By default, this method exposes all of the engine’s symbols. I don’t think that’s a problem for my use case, but if it ever becomes one, I can manage which symbols get exposed in the symbol table with the GCC/Clang attribute __attribute__((visibility("default"))) and the compilation flag -fvisibility=hidden. This tells the compiler “don’t expose any symbol, except the ones I specify.” This is even more similar to how the Linux kernel module system works.

Memory management
#

It is worth noting that manually managing memory in a scripting language is tedious and error-prone, but my engine is compiled with the Boehm Garbage Collector, so scripts can manage memory automatically if they want, which is encouraged.

Although, if scripts want to use more efficient memory managment methods such as object pools + free lists, or arenas (my engine uses a lot of GNU Obstacks internally), then the scripts are free to do so.

Stability
#

Another drawback is stability. In VM-based engines, if the VM runs code that crashes such as dereferencing a null pointer, then the engine can still run. But with my system, if a script crashes, the whole engine goes kaboom. This is a risk I’m willing to take since VM crashes at runtime are still unacceptable to players, so what’s a few seg faults?

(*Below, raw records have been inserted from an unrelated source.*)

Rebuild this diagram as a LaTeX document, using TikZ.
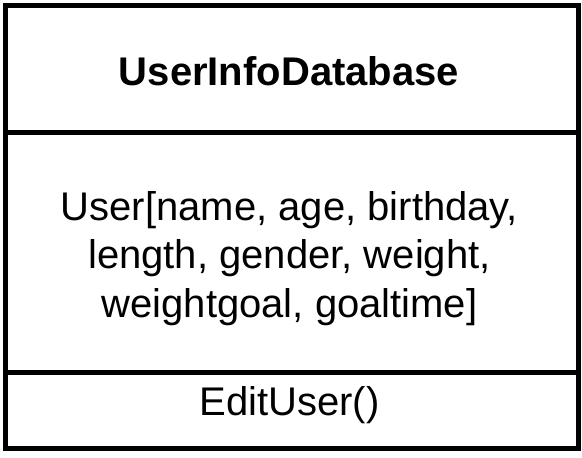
\documentclass[tikz,border=0pt]{standalone}
\usepackage{fontspec}
\setmainfont{Liberation Sans}
\usetikzlibrary{positioning}

\tikzset{
  part/.style={draw,line width=5pt,minimum width=572.5pt,inner sep=0pt},
  label/.style={font=\fontsize{40}{48.5}\selectfont,inner sep=0pt,anchor=base}
}

\begin{document}
\begin{tikzpicture}[x=1pt,y=-1pt]
	\useasboundingbox (0,0) rectangle (582,458);
	\node[part,minimum height=126.5pt] at (291.75,68.75) (head) {};
	\node[part,minimum height=240pt] at (291.75,252) (body) {};
	\node[part,minimum height=76pt] at (291.75,410) (foot) {};
	\node[label] at (289,85) (title) {\bfseries UserInfoDatabase};
	\node[label] at (289.5,220) (attra) {User[name, age, birthday,};
	\node[label] at (289.5,268.5) (attrb) {length, gender, weight,};
	\node[label] at (289.5,317) (attrc) {weightgoal, goaltime]};
	\node[label] at (289.5,415) (ops) {EditUser()};
\end{tikzpicture}
\end{document}
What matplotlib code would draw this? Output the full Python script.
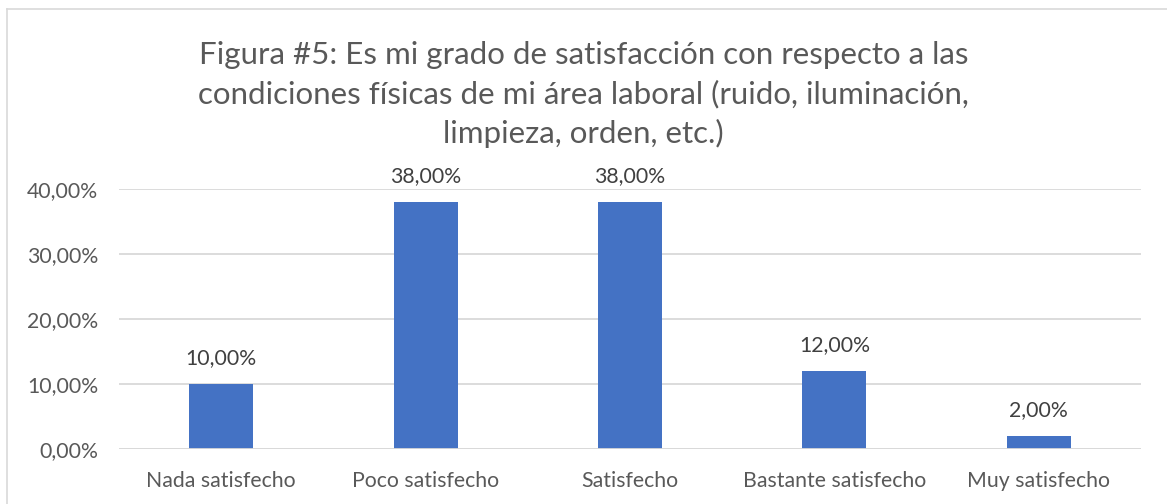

For those who cannot accept this drawback, the issue can be mitigated by forking the script process and to communicate with the engine process using IPC, but that’s a lot of performance overhead and technical complexity. Threads do not work since they share memory with the main process, so a thread crashing brings down the whole process along with it. And using guard pages like the Linux kernel could also work and have less overhead than forking, at the cost of technical complexity.

Why not Lua?
#

Great question!

Could this work with other compiled languages such as C++, Rust, or Zig?
#

Potentially!